Gilroy Gardens is a horticulture park first and an amusement park second, and it is honest about that. The coaster count is two, both family-scale, and the tallest attractions on the property are trees. That said, if you are working through California's coaster credits or introducing a kid to their first drops, the two rides here are genuinely pleasant, and the park around them is unlike anywhere else. Here is the full ranking, such as it is, plus what actually deserves your time.
1. Quicksilver Express
The park's headliner and its longest, fastest ride.

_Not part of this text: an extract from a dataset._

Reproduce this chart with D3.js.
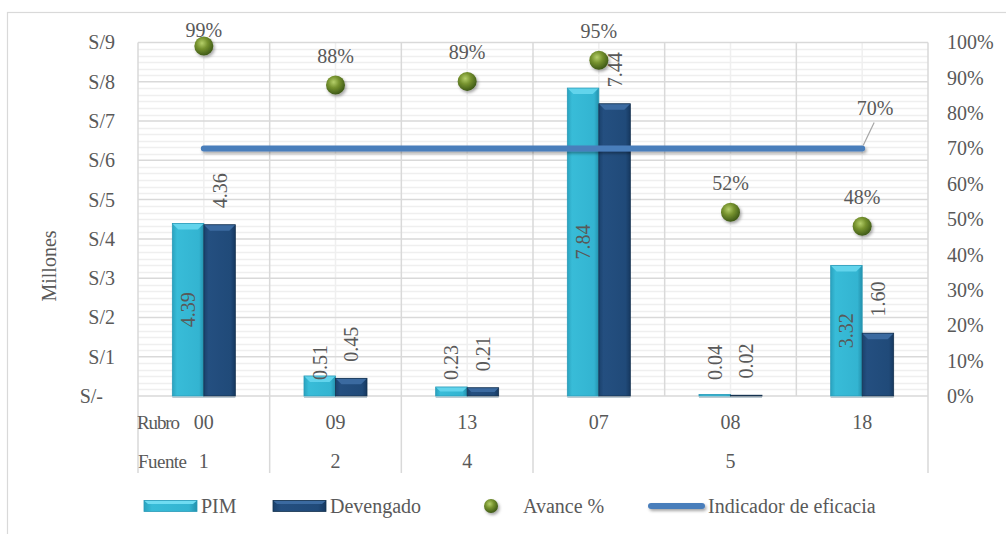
<!DOCTYPE html>
<html><head><meta charset="utf-8">
<script src="https://cdn.jsdelivr.net/npm/d3@7"></script>
<style>
html,body{margin:0;padding:0;background:#fff;}
svg text{font-family:"Liberation Serif","Times New Roman",serif !important;fill:#595959;}
</style>
</head><body>
<svg id="chart" width="1006" height="534"></svg>
<script>
// ---- data ----
const rubros = ["00","09","13","07","08","18"];
const fuentes = ["1","2","4","5"];
const fuenteSpan = [1,1,1,3];
const pim = [4.39,0.51,0.23,7.84,0.04,3.32];
const devengado = [4.36,0.45,0.21,7.44,0.02,1.60];
const avance = [0.99,0.88,0.89,0.95,0.52,0.48];
const indicador = [0.70,0.70,0.70,0.70,0.70,0.70];
const leftTicks = [0,1,2,3,4,5,6,7,8,9];
const rightTicks = [0,0.1,0.2,0.3,0.4,0.5,0.6,0.7,0.8,0.9,1.0];
const seriesNames = ["PIM","Devengado","Avance %","Indicador de eficacia"];

const svg = d3.select("#chart");
const L = 138, R = 928, T = 42.5, B = 396;
const FS = 20;

// outer border
svg.append("rect").attr("x",7.5).attr("y",12.5).attr("width",1010).attr("height",540)
  .attr("fill","none").attr("stroke","#d9d9d9").attr("stroke-width",1.2);

const defs = svg.append("defs");
function hGrad(id, stops){
  const g = defs.append("linearGradient").attr("id",id).attr("x1","0").attr("x2","1").attr("y1","0").attr("y2","0");
  stops.forEach(s=>g.append("stop").attr("offset",s[0]).attr("stop-color",s[1]));
}
hGrad("gPim",[[0,"#2aa3bf"],[0.15,"#38bcd8"],[0.85,"#33b4d1"],[1,"#2491ad"]]);
hGrad("gDev",[[0,"#1a416c"],[0.15,"#244f80"],[0.85,"#204a79"],[1,"#163860"]]);
const rg = defs.append("radialGradient").attr("id","gDot").attr("cx","0.4").attr("cy","0.35").attr("r","0.65");
rg.append("stop").attr("offset",0).attr("stop-color","#b5cf6a");
rg.append("stop").attr("offset",0.45).attr("stop-color","#77932f");
rg.append("stop").attr("offset",1).attr("stop-color","#3f5a17");
const f = defs.append("filter").attr("id","shadow").attr("filterUnits","userSpaceOnUse")
  .attr("x",0).attr("y",0).attr("width",1006).attr("height",534);
f.append("feDropShadow").attr("dx",1.5).attr("dy",2).attr("stdDeviation",1.5).attr("flood-color","#000").attr("flood-opacity",0.35);

// scales
const x = d3.scaleBand().domain(rubros).range([L,R]).paddingInner(0).paddingOuter(0);
const bw = x.bandwidth();
const xs = d3.scaleBand().domain(["PIM","Devengado"]).range([0,bw]).paddingInner(0).paddingOuter(1.09);
const y = d3.scaleLinear().domain([0,9]).range([B,T]);
const y2 = d3.scaleLinear().domain([0,1]).range([B,T]);

// grid
const grid = svg.append("g");
const minor = [];
for(let v=0; v<9; v++) for(let k=1;k<6;k++) minor.push(v+k/6);
grid.selectAll("line.mn").data(minor).join("line")
  .attr("x1",L).attr("x2",R).attr("y1",d=>Math.round(y(d))+0.5).attr("y2",d=>Math.round(y(d))+0.5)
  .attr("stroke","#efefef").attr("stroke-width",1.5);
grid.selectAll("line.vc").data(rubros).join("line")
  .attr("x1",d=>x(d)+bw/2).attr("x2",d=>x(d)+bw/2).attr("y1",T).attr("y2",B)
  .attr("stroke","#efefef").attr("stroke-width",1.5);
grid.selectAll("line.mj").data(leftTicks).join("line")
  .attr("x1",L).attr("x2",R).attr("y1",d=>y(d)).attr("y2",d=>y(d))
  .attr("stroke","#d9d9d9").attr("stroke-width",1.5);
const bounds = rubros.map(d=>x(d)).concat([R]);
grid.selectAll("line.vb").data(bounds).join("line")
  .attr("x1",d=>d).attr("x2",d=>d).attr("y1",T).attr("y2",B)
  .attr("stroke","#d9d9d9").attr("stroke-width",1.5);

// category separator lines below the axis (fuente groups)
let idx = 0; const fBounds=[0];
fuenteSpan.forEach(s=>{idx+=s; fBounds.push(idx);});
svg.append("g").selectAll("line").data(fBounds).join("line")
  .attr("x1",i=>i<rubros.length?x(rubros[i]):R).attr("x2",i=>i<rubros.length?x(rubros[i]):R)
  .attr("y1",B).attr("y2",473).attr("stroke","#d9d9d9").attr("stroke-width",1.5);

// axes
const ax = svg.append("g").attr("transform",`translate(${L},0)`)
  .call(d3.axisLeft(y).tickValues(leftTicks).tickSize(0).tickPadding(23).tickFormat(d=>d===0?"S/-":"S/"+d));
ax.attr("font-family",null);
ax.select(".domain").remove();
ax.selectAll("text").attr("font-size",FS).attr("fill",null)
  .attr("dx",d=>d===0?-12:0);

const ax2 = svg.append("g").attr("transform",`translate(${R},0)`)
  .call(d3.axisRight(y2).tickValues(rightTicks).tickSize(0).tickPadding(19).tickFormat(d3.format(".0%")));
ax2.attr("font-family",null);
ax2.select(".domain").remove();
ax2.selectAll("text").attr("font-size",FS).attr("fill",null);

const axb = svg.append("g").attr("transform",`translate(0,${B})`)
  .call(d3.axisBottom(x).tickSize(0).tickPadding(0));
axb.attr("font-family",null);
axb.select(".domain").remove();
axb.selectAll("text").attr("font-size",FS).attr("fill",null)
  .attr("y",26).attr("dy","0.35em");

// fuente row
let acc=0;
const fPos = fuenteSpan.map((s,i)=>{const a=acc; acc+=s; return (x(rubros[a]) + (a+s<rubros.length?x(rubros[a+s]):R))/2;});
svg.append("g").selectAll("text").data(fuentes).join("text")
  .attr("x",(d,i)=>fPos[i]).attr("y",461).attr("dy","0.35em").attr("text-anchor","middle")
  .attr("font-size",FS).text(d=>d);
svg.append("text").attr("x",137).attr("y",422).attr("dy","0.35em").attr("font-size",FS-1).attr("textLength",43).text("Rubro");
svg.append("text").attr("x",138).attr("y",461).attr("dy","0.35em").attr("font-size",FS-1).attr("textLength",49).text("Fuente");

// y title
svg.append("text").attr("transform","translate(49,266) rotate(-90)").attr("text-anchor","middle")
  .attr("dy","0.35em").attr("font-size",FS).text("Millones");

// bars
function drawBar(g, x0, w, v, grad, top, edge){
  const yt = y(v), h = B - yt;
  g.append("rect").attr("x",x0).attr("y",yt).attr("width",w).attr("height",h).attr("fill",`url(#${grad})`);
  const bh = Math.min(6, h/2);
  g.append("path").attr("d",`M${x0},${yt}L${x0+w},${yt}L${x0+w-bh},${yt+bh}L${x0+bh},${yt+bh}Z`).attr("fill",top);
  g.append("rect").attr("x",x0).attr("y",yt).attr("width",w).attr("height",h).attr("fill","none")
    .attr("stroke",edge).attr("stroke-width",0.8);
}
const bars = svg.append("g");
rubros.forEach((r,i)=>{
  drawBar(bars, x(r)+xs("PIM"), xs.bandwidth(), pim[i], "gPim", "#62d4ec", "#2a9bb8");
  drawBar(bars, x(r)+xs("Devengado"), xs.bandwidth(), devengado[i], "gDev", "#3b6aa0", "#15324f");
});
bars.selectAll("line.sh").data(rubros).join("line")
  .attr("x1",d=>x(d)+xs("PIM")).attr("x2",d=>x(d)+xs("Devengado")+xs.bandwidth())
  .attr("y1",B+1.5).attr("y2",B+1.5).attr("stroke","#a0b4c0").attr("stroke-width",1.2).attr("opacity",0.7);

// bar labels
const lbl = svg.append("g");
rubros.forEach((r,i)=>{
  const cx = x(r)+xs("PIM")+xs.bandwidth()/2;
  const big = pim[i] > 1;
  const ly = big ? (y(pim[i])+B)/2 : B-16;
  lbl.append("text").attr("transform",`translate(${cx},${ly}) rotate(-90)`)
    .attr("text-anchor",big?"middle":"start").attr("dy","0.35em").attr("font-size",FS)
    .text(d3.format(".2f")(pim[i]));
  const cx2 = x(r)+xs("Devengado")+xs.bandwidth()/2;
  lbl.append("text").attr("transform",`translate(${cx2},${y(devengado[i])-16.6}) rotate(-90)`)
    .attr("text-anchor","start").attr("dy","0.35em").attr("font-size",FS)
    .text(d3.format(".2f")(devengado[i]));
});

// indicador line
const line = d3.line().x((d,i)=>x(rubros[i])+bw/2).y(d=>y2(d));
svg.append("path").datum(indicador).attr("d",line).attr("fill","none")
  .attr("stroke","#4a7ebb").attr("stroke-width",6).attr("stroke-linecap","round").attr("filter","url(#shadow)");
const li = indicador.length-1;
const lx = x(rubros[li])+bw/2, lyv = y2(indicador[li]);
svg.append("line").attr("x1",lx+1).attr("y1",lyv-3).attr("x2",lx+12).attr("y2",lyv-26)
  .attr("stroke","#a6a6a6").attr("stroke-width",1.2);
svg.append("text").attr("x",lx+13).attr("y",lyv-41).attr("dy","0.35em").attr("text-anchor","middle")
  .attr("font-size",FS).text(d3.format(".0%")(indicador[li]));

// avance dots
const dots = svg.append("g");
dots.selectAll("circle").data(avance).join("circle")
  .attr("cx",(d,i)=>x(rubros[i])+bw/2).attr("cy",d=>y2(d)).attr("r",9.5)
  .attr("fill","url(#gDot)").attr("filter","url(#shadow)");
dots.selectAll("text").data(avance).join("text")
  .attr("x",(d,i)=>x(rubros[i])+bw/2).attr("y",d=>Math.max(30, y2(d)-29)).attr("dy","0.35em")
  .attr("text-anchor","middle").attr("font-size",FS).text(d=>d3.format(".0%")(d));

// legend
const lg = svg.append("g");
const LY = 506;
function legBar(x0, grad, top, edge){
  lg.append("rect").attr("x",x0).attr("y",LY-5.5).attr("width",53).attr("height",11).attr("fill",`url(#${grad})`);
  lg.append("path").attr("d",`M${x0},${LY-5.5}L${x0+53},${LY-5.5}L${x0+49},${LY-2}L${x0+4},${LY-2}Z`).attr("fill",top);
  lg.append("rect").attr("x",x0).attr("y",LY-5.5).attr("width",53).attr("height",11).attr("fill","none").attr("stroke",edge).attr("stroke-width",0.8);
}
legBar(144,"gPim","#6fdcf2","#2a9bb8");
lg.append("text").attr("x",201).attr("y",LY).attr("dy","0.35em").attr("font-size",FS).text(seriesNames[0]);
legBar(273,"gDev","#3b6aa0","#15324f");
lg.append("text").attr("x",330).attr("y",LY).attr("dy","0.35em").attr("font-size",FS).text(seriesNames[1]);
lg.append("circle").attr("cx",491).attr("cy",LY).attr("r",7).attr("fill","url(#gDot)").attr("filter","url(#shadow)");
lg.append("text").attr("x",523).attr("y",LY).attr("dy","0.35em").attr("font-size",FS).text(seriesNames[2]);
lg.append("line").attr("x1",651).attr("x2",702).attr("y1",LY).attr("y2",LY).attr("stroke","#4a7ebb")
  .attr("stroke-width",6).attr("stroke-linecap","round").attr("filter","url(#shadow)");
lg.append("text").attr("x",708).attr("y",LY).attr("dy","0.35em").attr("font-size",FS).text(seriesNames[3]);
</script>
</body></html>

- Ride experience: A mine train family coaster that hugs the terrain, weaving through landscaping and trees rather than over a parking lot. The drops are small but the pacing is sneaky, with quick direction changes and a low-to-the-ground feel that reads faster than the actual speed. It is the classic first "real" coaster: enough force to feel it, nothing that scares anyone off the hobby.

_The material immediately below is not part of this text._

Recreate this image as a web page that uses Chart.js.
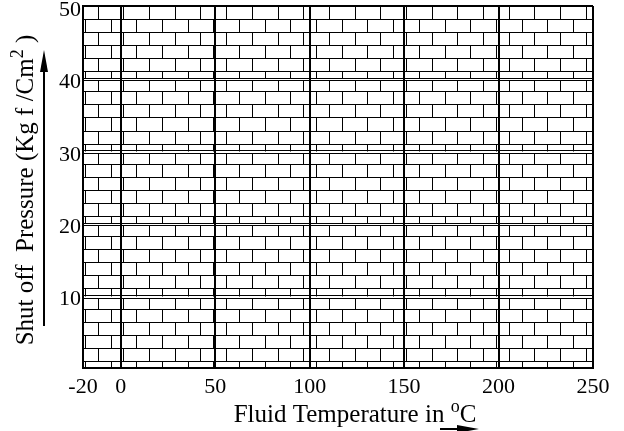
<!DOCTYPE html>
<html>
<head>
<meta charset="utf-8">
<script src="https://cdn.jsdelivr.net/npm/chart.js@4"></script>
<style>
  html, body { margin: 0; padding: 0; background: #fff; }
  #wrap { width: 624px; height: 431px; }
</style>
</head>
<body>
<div id="wrap"><canvas id="chart" width="624" height="431"></canvas></div>
<script>
// Valores dos eixos
const xTicks = [-20, 0, 50, 100, 150, 200, 250];
const yTicks = [0, 10, 20, 30, 40, 50];
const xTitle = [["Fluid Temperature in ", false], ["o", true], ["C", false]];
const yTitle = [["Shut off  Pressure (Kg f /Cm", false], ["2", true], [" )", false]];

// Grade de "tijolos" (em unidades dos eixos)
const brickWidth = 13.6;
const brickHeight = 1.8;
const brickStart = 1.4;

const FONT = "'Liberation Serif', 'Times New Roman', serif";

// Desenha a grade de tijolos antes das linhas principais
const brickPlugin = {
  id: "bricks",
  beforeDraw(chart) {
    const { ctx, chartArea: a, scales: { x, y } } = chart;
    ctx.save();
    ctx.beginPath();
    ctx.rect(a.left, a.top, a.right - a.left, a.bottom - a.top);
    ctx.clip();
    ctx.strokeStyle = "#000";
    ctx.lineWidth = 1;
    for (let b = yTicks.length - 1; b > 0; b--) {
      const top = yTicks[b], bottom = yTicks[b - 1];
      let row = 0;
      for (let v = top; v > bottom + 0.01; v -= brickHeight, row++) {
        let y0 = Math.round(y.getPixelForValue(v)) + 0.5;
        if (row === 0 && b < yTicks.length - 1) y0 += 2; // linha dupla
        const y1 = Math.round(y.getPixelForValue(Math.max(v - brickHeight, bottom))) + 0.5;
        ctx.beginPath();
        ctx.moveTo(a.left, y0);
        ctx.lineTo(a.right, y0);
        const off = brickStart + (row % 2) * brickWidth / 2;
        let j = off;
        while (j > x.min) j -= brickWidth;
        for (; j < x.max; j += brickWidth) {
          if (j <= x.min) continue;
          const px = Math.round(x.getPixelForValue(j)) + 0.5;
          ctx.moveTo(px, y0);
          ctx.lineTo(px, y1);
        }
        ctx.stroke();
      }
    }
    ctx.restore();
  }
};

// Texto com sobrescrito (desenhado a partir da linha de base)
function textWidth(ctx, parts, size) {
  let w = 0;
  parts.forEach(([t, sup]) => {
    ctx.font = `${sup ? Math.round(size * 0.7) : size}px ${FONT}`;
    w += ctx.measureText(t).width;
  });
  return w;
}
function drawParts(ctx, parts, x, y, size) {
  ctx.textBaseline = "alphabetic";
  ctx.textAlign = "left";
  parts.forEach(([t, sup]) => {
    ctx.font = `${sup ? Math.round(size * 0.7) : size}px ${FONT}`;
    ctx.fillText(t, x, sup ? y - size * 0.42 : y);
    x += ctx.measureText(t).width;
  });
}

// Títulos dos eixos e setas
const titlePlugin = {
  id: "titulos",
  afterDraw(chart) {
    const { ctx, chartArea: a } = chart;
    const size = 25;
    ctx.save();
    ctx.fillStyle = "#000";
    ctx.strokeStyle = "#000";

    // título do eixo x
    const wx = textWidth(ctx, xTitle, size);
    drawParts(ctx, xTitle, (a.left + a.right) / 2 + 17 - wx / 2, a.bottom + 54, size);

    // título do eixo y (girado)
    const wy = textWidth(ctx, yTitle, size);
    ctx.save();
    ctx.translate(a.left - 50, (a.top + a.bottom) / 2 + 3);
    ctx.rotate(-Math.PI / 2);
    drawParts(ctx, yTitle, -wy / 2, 0, size);
    ctx.restore();

    // seta vertical
    const ax = a.left - 39;
    ctx.lineWidth = 2;
    ctx.beginPath();
    ctx.moveTo(ax, a.bottom - 42);
    ctx.lineTo(ax, a.top + 60);
    ctx.stroke();
    ctx.beginPath();
    ctx.moveTo(ax, a.top + 44);
    ctx.lineTo(ax - 4, a.top + 66);
    ctx.lineTo(ax + 4, a.top + 66);
    ctx.closePath();
    ctx.fill();

    // seta horizontal (cortada na borda inferior)
    const ay = a.bottom + 61;
    ctx.beginPath();
    ctx.moveTo(a.left + 357, ay);
    ctx.lineTo(a.left + 380, ay);
    ctx.stroke();
    ctx.beginPath();
    ctx.moveTo(a.left + 396, ay);
    ctx.lineTo(a.left + 374, ay - 4);
    ctx.lineTo(a.left + 374, ay + 4);
    ctx.closePath();
    ctx.fill();
    ctx.restore();
  }
};

new Chart(document.getElementById("chart"), {
  type: "scatter",
  data: { datasets: [{ data: [] }] },
  options: {
    responsive: false,
    animation: false,
    layout: { autoPadding: false, padding: { top: 6, right: 31, bottom: 0, left: 0 } },
    plugins: { legend: { display: false }, tooltip: { enabled: false } },
    scales: {
      x: {
        type: "linear",
        min: xTicks[0],
        max: xTicks[xTicks.length - 1],
        afterBuildTicks: s => { s.ticks = xTicks.map(v => ({ value: v })); },
        afterFit: s => { s.height = 63; s.paddingLeft = 0; s.paddingRight = 0; },
        grid: { color: "#000", lineWidth: 2, drawTicks: false },
        border: { display: true, color: "#000", width: 2 },
        ticks: { color: "#000", padding: 6, maxRotation: 0, font: { family: FONT, size: 22 } }
      },
      y: {
        type: "linear",
        min: yTicks[0],
        max: yTicks[yTicks.length - 1],
        afterBuildTicks: s => { s.ticks = yTicks.map(v => ({ value: v })); },
        afterFit: s => { s.width = 83; s.paddingTop = 0; s.paddingBottom = 0; },
        grid: {
          color: "#000",
          lineWidth: c => (c.tick && c.tick.value === yTicks[yTicks.length - 1] ? 2 : 1),
          drawTicks: false
        },
        border: { display: true, color: "#000", width: 2 },
        ticks: {
          color: "#000",
          padding: 2,
          labelOffset: 4,
          font: { family: FONT, size: 22 },
          callback: v => (v === 0 ? "" : v)
        }
      }
    }
  },
  plugins: [brickPlugin, titlePlugin]
});
</script>
</body>
</html>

- Height requirement: Around 42 inches with a supervising adult, taller to ride alone; check the posted board, as family coaster rules here are strict.
- Best seat: The last car, where the terrain dips tug hardest.
- Best time to ride: First thing at opening. It runs one train and the line crawls once school groups and camp waves arrive mid-morning.
2. Timber Twister
- Ride experience: A compact family coaster with quick dips and tight turns close to the ground. The layout is short and repeats fast, which makes it a perfect first credit for kids and a 90-second errand for adults collecting counts.
- Height requirement: Around 40 inches with an adult; smaller riders pair up.
- Best seat: Back row, where the turns get their little whip.
- Best time to ride: Before the midday family wave, or the last hour when small kids have gone home.
The real headliners are not coasters
Skipping these would be missing the point of Gilroy Gardens.
- The Circus Trees: Axel Erlandson's grafted and braided sycamores, living sculptures grown over decades and rescued by this park. They are genuinely one of a kind on Earth and worth slow, phone-down attention.
- Garlic Twirl and Artichoke Dip: produce-themed spinners that commit completely to the Gilroy bit.
- Banana Split: the park's biggest swinging thrill outside the coasters.
- The treetop boats and garden circuits: slow rides through greenhouses and flower beds that are the park's actual signature.
- Water Oasis: the splash zone that absorbs every child in the county on hot afternoons.
First-timer order
1. Quicksilver Express at opening, before the one-train line builds
2. Timber Twister right after
3. Circus Trees while the morning light is still soft
4. Garden rides and spinners at leisure
5. Quicksilver Express again if the line is under 15 minutes
Enthusiast order
1. Both credits inside the first 45 minutes: Quicksilver Express, then Timber Twister
2. Circus Trees, because a coaster nerd who skips a botanical miracle is a lost cause
3. One lap of the garden rides to admit they are lovely
4. Leave by early afternoon and drive over the hill to Santa Cruz Beach Boardwalk for the Giant Dipper, turning a two-credit day into a proper one
The honest verdict: Gilroy Gardens is a two-coaster park where the coasters are the fourth-best thing on the property. Ride them, count them, then let the trees do what they came to do.